HOST MARRIOTT    6903 Rockledge Drive

CORPORATION

   Bethesda, Maryland 20817

 

Contact:    Gregory J. Larson
     Senior Vice President Investor Relations
     240-744-5120

 

HOST MARRIOTT CORPORATION CLOSES $500 MILLION OF EXCHANGEABLE SENIOR DEBENTURES IN A PRIVATE OFFERING

 

Bethesda, MD, March 17, 2004 - Host Marriott Corporation (NYSE:HMT) announced today the closing of $500 million aggregate principal amount of exchangeable senior debentures bearing interest at a rate of 3 1/4% per year, due in 2024, by Host Marriott, L.P., for whom the Company acts as sole general partner. The debentures were offered in a private placement to qualified institutional buyers pursuant to Rule 144A under the Securities Act of 1933, as amended.

 

The debentures will be exchangeable, under certain circumstances, into shares of Host Marriott’s common stock at an initial exchange rate of 54.6448 shares of common stock per $1,000 principal amount of debentures, which represents a premium of 50% to the closing price of $12.20 of Host Marriott’s common stock on March 10, 2004. The debentures were issued at an offering price of 98% of their par value.

 

The debentures will be redeemable at Host Marriott’s option beginning in April 2009 at a redemption price of 100.542% of the principal amount plus accrued interest.
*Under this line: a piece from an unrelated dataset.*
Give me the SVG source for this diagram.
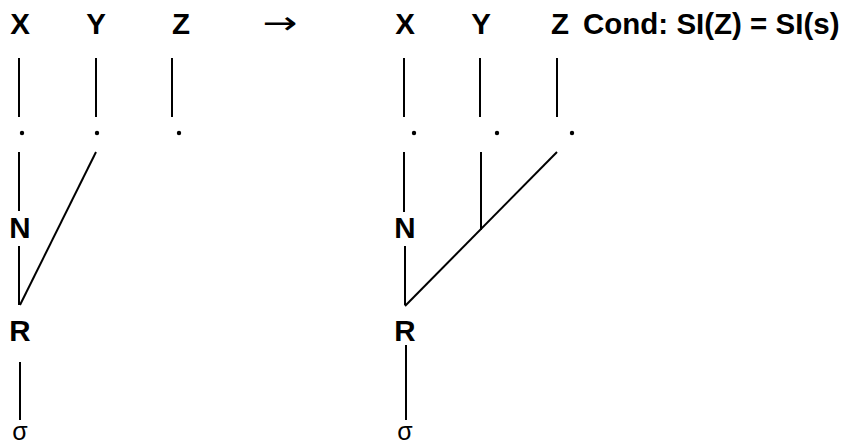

Holders of the debentures will have the right to require Host Marriott to repurchase their debentures in April 2010 and under certain other circumstances.

 

The net proceeds of the offering will be used to redeem, in part, Host Marriott, L.P.’s 7 7/8% Series B Senior Notes due 2008.

 

The debentures offered have not been registered under the United States Securities Act of 1933 and may not be offered or sold in the United States absent registration or an applicable exemption from registration requirements. The issuance of the debentures has been structured to allow secondary market trading under Rule 144A under the Securities Act of 1933.

 

This press release shall not constitute an offer to sell or a solicitation of an offer to buy any security and shall not constitute an offer, solicitation or sale of any securities in any jurisdiction where such an offering would be unlawful.